The research tested urine samples for the presence of chemicals commonly used in (single-use) plastic food packaging, i.e phthalates and phenols, and associated by scientists with diseases such as cancer and cardiovascular disease, as well as affecting the reproductive and immune system. Of the 28 chemicals analysed (2), an average of 20.5 chemicals were found in the samples (with a range from 18 to 23 chemicals found).
This new research was carried out by Zero Waste Europe and five of its members – Ecologists without Borders, Rezero, Za Zemiata, ZERO and Zero Waste Latvija, with participants from Belgium, Bulgaria, Latvia, Portugal, Slovenia and Spain (3). The 52 participants included decision makers, artists, chefs, journalists and other public figures (4).
This research adds to a growing body of scientific literature that proves the exposure of consumers to hazardous chemicals through single use food packaging, notably plastic, and links this exposure to a number of diseases. Again we are seeing that public health has been inadequately protected from these toxic chemicals for too long. We cannot continue to keep citizens in the dark on the impacts of what they buy and consume. This needs to be urgently addressed by decision makers and packaging producers.” Rosa Garcia, Director at Rezero.
In March, a group of renowned scientists released a Consensus Statement (5) that raised the alarm on the thousands of chemicals used in food packaging and other forms of food contact materials. The statement highlights that given the ability of these chemicals (many of which are hazardous) to migrate from the packaging to the food, their continued use is putting human health at risk. As a reaction to the statement, 230+ NGOs across the world signed a Declaration of Concern calling on decision makers to take urgent action (6).
Earlier this year the European Commission committed to propose a revision of EU legislation on food contact materials by the end of 2022 (7). The current legislation is outdated, insufficient and inadequate, and is widely acknowledged to be failing at its job of protecting human health across Europe (8).
This long awaited and largely called for revision is an opportunity that must not be wasted. Adjustments at the margin to the current legislation will not do the trick; if the EU wants to effectively protect human health, while at the same time building sustainable food systems and a toxic-free circular economy, it needs to opt for a fundamental reform.” Added Justine Maillot, Consumption and Production Campaigner at Zero Waste Europe.
For a detailed context and background to this project please see our Background Document.
- (1) https://zerowasteeurope.eu/plastics-in-the-spotlight/
- (2) The 28 chemicals analysed include: 17 phthalates metabolites (MEP, MiBP, MnBP, MBzP, MnPeP, MCHP, MnOP, MEHP, MEHHP, MEOHP, MECPP, ohMiNP, oxoMINP, cxMiNP, ohMPHP, oh MINCH and oxoMINCH) and 11 phenols compounds (MEPA, ETPA, PRPA, BUPA, BPA, BPS, BPB, BPAF, OXBE ad TRCS).

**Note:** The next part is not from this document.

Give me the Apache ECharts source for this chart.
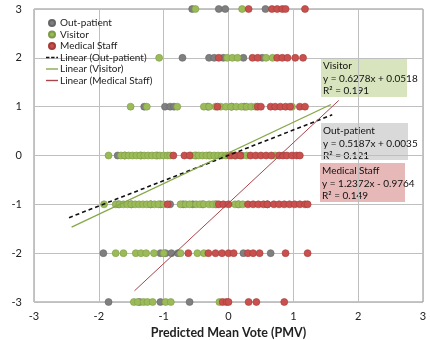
<!DOCTYPE html>
<html>
<head>
  <meta charset="utf-8">
  <title>ASV vs PMV</title>
  <script src="https://cdn.jsdelivr.net/npm/echarts@6/dist/echarts.min.js"></script>
</head>
<body style="margin:0">
  <div id="main" style="width: 430px;height:340px;"></div>
  <script type="text/javascript">
    // points: [PMV, ASV]
    var outPatient = [
      [-0.56, 3], [-0.15, 3], [-0.05, 3], [0.57, 3],
      [-0.71, 2], [-0.3, 2], [-0.22, 2], [-0.08, 2], [0.23, 2], [0.52, 2],
      [-1.3, 1], [-0.98, 1], [-0.9, 1], [-0.84, 1], [-0.32, 1], [0.05, 1], [0.25, 1],
      [-1.71, 0], [-1.6, 0], [-1.35, 0], [-1.1, 0], [-0.5, 0], [-0.3, 0], [0.1, 0], [0.2, 0],
      [-1.7, -1], [-1.5, -1], [-1.2, -1], [-1.05, -1], [-0.9, -1], [-0.7, -1], [-0.55, -1], [-0.4, -1], [-0.2, -1], [0.15, -1], [0.6, -1],
      [-1.93, -2], [-1.05, -2], [-0.97, -2], [-0.88, -2], [-0.78, -2], [0.23, -2], [0.65, -2],
      [-1.85, -3], [-1.37, -3], [-1.05, -3], [-0.6, -3]
    ];
    var visitor = [
      [-0.51, 3], [0.21, 3],
      [-1.07, 2], [-0.02, 2], [0.06, 2], [0.14, 2], [0.58, 2], [0.68, 2],
      [-1.51, 1], [-1.26, 1], [-0.79, 1], [-0.38, 1], [-0.3, 1], [-0.2, 1], [-0.12, 1], [-0.04, 1], [0.04, 1], [0.12, 1], [0.2, 1], [0.28, 1], [0.35, 1], [0.42, 1], [0.98, 1],
      [-1.85, 0], [-1.66, 0], [-1.6, 0], [-1.54, 0], [-1.48, 0], [-1.42, 0], [-1.36, 0], [-1.3, 0], [-1.24, 0], [-1.18, 0], [-1.12, 0], [-1.06, 0], [-1.0, 0], [-0.94, 0], [-0.9, 0],
      [-0.58, 0], [-0.52, 0], [-0.46, 0], [-0.4, 0], [-0.34, 0], [-0.28, 0], [-0.22, 0], [-0.16, 0], [-0.1, 0], [-0.04, 0], [0.05, 0], [0.12, 0], [0.28, 0], [0.72, 0],
      [-1.92, -1], [-1.74, -1], [-1.68, -1], [-1.62, -1], [-1.56, -1], [-1.5, -1], [-1.44, -1], [-1.38, -1], [-1.32, -1], [-1.26, -1], [-1.2, -1], [-1.14, -1], [-1.08, -1], [-1.0, -1],
      [-0.74, -1], [-0.66, -1], [-0.6, -1], [-0.5, -1], [-0.44, -1], [-0.38, -1], [-0.3, -1], [-0.24, -1], [-0.18, -1], [0.1, -1], [0.16, -1], [0.22, -1],
      [-1.74, -2], [-1.62, -2], [-1.43, -2], [-1.35, -2], [-1.27, -2], [-1.15, -2], [-1.0, -2], [-0.74, -2], [-0.48, -2], [-0.38, -2],
      [-1.46, -3], [-1.4, -3], [-1.31, -3], [-1.25, -3], [-1.17, -3], [-0.97, -3], [-0.89, -3], [-0.14, -3]
    ];
    var medicalStaff = [
      [0.31, 3], [0.67, 3], [0.75, 3], [0.83, 3], [0.88, 3], [1.18, 3],
      [-0.15, 2], [0.37, 2], [0.45, 2], [0.75, 2], [0.83, 2], [0.91, 2], [1.03, 2], [1.15, 2],
      [-0.17, 1], [0.45, 1], [0.5, 1], [0.65, 1], [0.72, 1], [0.8, 1], [0.88, 1], [0.95, 1], [1.1, 1], [1.18, 1],
      [-0.85, 0], [-0.68, 0], [-0.6, 0], [0.02, 0], [0.1, 0], [0.18, 0], [0.34, 0], [0.42, 0], [0.5, 0], [0.58, 0], [0.66, 0], [0.78, 0], [0.84, 0], [0.9, 0], [0.98, 0], [1.05, 0], [1.1, 0],
      [-0.94, -1], [-0.15, -1], [-0.08, -1], [0.0, -1], [0.3, -1], [0.38, -1], [0.46, -1], [0.54, -1], [0.6, -1], [0.7, -1], [0.78, -1], [0.86, -1], [0.94, -1], [1.02, -1], [1.1, -1], [1.18, -1], [1.22, -1],
      [-0.62, -2], [-0.31, -2], [-0.2, -2], [-0.1, -2], [0, -2], [0.08, -2], [0.3, -2], [0.38, -2], [0.48, -2], [0.88, -2], [1.22, -2],
      [-0.09, -3], [-0.03, -3], [0.0, -3], [0.31, -3], [0.43, -3], [0.86, -3]
    ];

    // trendlines: slope, intercept, x range drawn
    var fitOut = { k: 0.5187, b: 0.0035, from: -2.46, to: 1.6, r2: 0.121 };
    var fitVisitor = { k: 0.6278, b: 0.0518, from: -2.42, to: 1.58, r2: 0.191 };
    var fitMedical = { k: 1.2372, b: -0.9764, from: -1.45, to: 1.7, r2: 0.149 };

    var axisTicks = [-3, -2, -1, 0, 1, 2, 3];

    function fitLine(f) {
      return [[f.from, f.k * f.from + f.b], [f.to, f.k * f.to + f.b]];
    }
    function eqText(name, f) {
      var sign = f.b < 0 ? ' - ' : ' + ';
      return name + '\ny = ' + f.k.toFixed(4) + 'x' + sign + Math.abs(f.b).toFixed(4) + '\nR\u00b2 = ' + f.r2.toFixed(3);
    }
    function box(x, y, w, h, fill, txt) {
      return {
        type: 'group', left: x, top: y, z: 100,
        children: [
          { type: 'rect', shape: { x: 0, y: 0, width: w, height: h }, style: { fill: fill } },
          { type: 'text', x: 2, y: 2, style: { text: txt, font: '10px Lato', fill: '#111', lineHeight: 12.5 } }
        ]
      };
    }
    // legend icons for the trendlines (plain strokes, no marker)
    var solidIcon = 'path://M0,0L14,0L14,1.6L0,1.6Z';
    var dashIcon = 'path://M0,0L4,0L4,1.6L0,1.6Z M6,0L10,0L10,1.6L6,1.6Z M12,0L14,0L14,1.6L12,1.6Z';

    var myChart = echarts.init(document.getElementById('main'), null, { renderer: 'canvas' });
    var option = {
      animation: false,
      textStyle: { fontFamily: 'Lato' },
      grid: { left: 34, right: 7, top: 9, bottom: 38, show: true, borderColor: '#8c8c8c', borderWidth: 1, outerBoundsMode: 'none' },
      legend: {
        orient: 'vertical', left: 41, top: 13, itemGap: 1.5, itemWidth: 12, itemHeight: 6,
        textStyle: { fontSize: 10, color: '#222', padding: [0, 0, 0, -3] },
        data: [
          { name: 'Out-patient', icon: 'circle' },
          { name: 'Visitor', icon: 'circle' },
          { name: 'Medical Staff', icon: 'circle' },
          { name: 'Linear (Out-patient)', icon: dashIcon, itemStyle: { color: '#111' } },
          { name: 'Linear (Visitor)', icon: solidIcon, itemStyle: { color: '#86a84a' } },
          { name: 'Linear (Medical Staff)', icon: solidIcon, itemStyle: { color: '#a8444a' } }
        ]
      },
      xAxis: {
        type: 'value', min: axisTicks[0], max: axisTicks[axisTicks.length - 1], interval: 1,
        name: 'Predicted Mean Vote (PMV)', nameLocation: 'middle', nameGap: 24,
        nameTextStyle: { fontSize: 12.5, fontWeight: 'bold', color: '#222' },
        axisLine: { show: false }, axisTick: { show: false },
        axisLabel: { fontSize: 11, color: '#222', margin: 9 },
        splitLine: { lineStyle: { color: '#bfbfbf' } }
      },
      yAxis: {
        type: 'value', min: axisTicks[0], max: axisTicks[axisTicks.length - 1], interval: 1,
        name: 'Actual Thermal Sensation Vote (ASV)', nameLocation: 'middle', nameGap: 22,
        nameTextStyle: { fontSize: 12.5, fontWeight: 'bold', color: '#222' },
        axisLine: { show: false }, axisTick: { show: false },
        axisLabel: { fontSize: 11, color: '#222', margin: 12 },
        splitLine: { lineStyle: { color: '#bfbfbf' } }
      },
      series: [
        { name: 'Out-patient', type: 'scatter', data: outPatient, symbolSize: 7,
          itemStyle: { color: '#7f7f7f', borderColor: '#666', borderWidth: 0.6, opacity: 1 } },
        { name: 'Visitor', type: 'scatter', data: visitor, symbolSize: 7,
          itemStyle: { color: '#9bbb59', borderColor: '#7d9a45', borderWidth: 0.6, opacity: 1 } },
        { name: 'Medical Staff', type: 'scatter', data: medicalStaff, symbolSize: 7,
          itemStyle: { color: '#c9504d', borderColor: '#a33d3a', borderWidth: 0.6, opacity: 1 } },
        { name: 'Linear (Out-patient)', type: 'line', data: fitLine(fitOut), symbol: 'none', z: 5,
          lineStyle: { color: '#111', width: 1.6, type: [4, 3] }, itemStyle: { color: '#111' } },
        { name: 'Linear (Visitor)', type: 'line', data: fitLine(fitVisitor), symbol: 'none', z: 5,
          lineStyle: { color: '#86a84a', width: 1.3 }, itemStyle: { color: '#86a84a' } },
        { name: 'Linear (Medical Staff)', type: 'line', data: fitLine(fitMedical), symbol: 'none', z: 5,
          lineStyle: { color: '#a8444a', width: 1 }, itemStyle: { color: '#a8444a' } }
      ],
      graphic: [
        box(321, 58, 86, 39, '#d7e4bd', eqText('Visitor', fitVisitor)),
        box(321, 123, 87, 37, '#d9d9d9', eqText('Out-patient', fitOut)),
        box(320, 163, 85, 39, '#e6b9b8', eqText('Medical Staff', fitMedical))
      ]
    };
    myChart.setOption(option);
  </script>
</body>
</html>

- (3) The samples were tested by the Norwegian Institute of Public Health and the results were then analysed by the Institut Hospital del Mar d’Investigacions Mèdiques in Barcelona (IMIM).
- (4) For example, participants in Belgium include Executive Vice President Margrethe Vestager, EP Vice President Heidi Hautala, ENVI Committee Chair Pascal Canfin as well as MEP Frédérique Ries. Eline Schaart, journalist at Politico and Frédéric Simon, journalist editor at Euractiv were also among the participants.
- (5) Scientific Consensus Statement on the “Impact of Food Packaging Chemicals on Human Health,” led by the Food Packaging Forum, and published in Environmental Health on 3 March 2020.
- (6) Declaration of Concern.
- (7) The Farm to Fork Strategy, released in May 2020; foresees that “The Commission will revise the food contact materials legislation to improve food safety and public health (in particular in reducing the use of hazardous chemicals), support the use of innovative and sustainable packaging solutions using environmentally-friendly, reusable and recyclable materials, and contribute to food waste reduction”. The Chemical Strategy for Sustainability, released in October 2020 gives further indication on the revision and what it should achieve.
- (8) Zero Waste Europe position paper “Towards safe food contact materials in toxic-free circular economy.”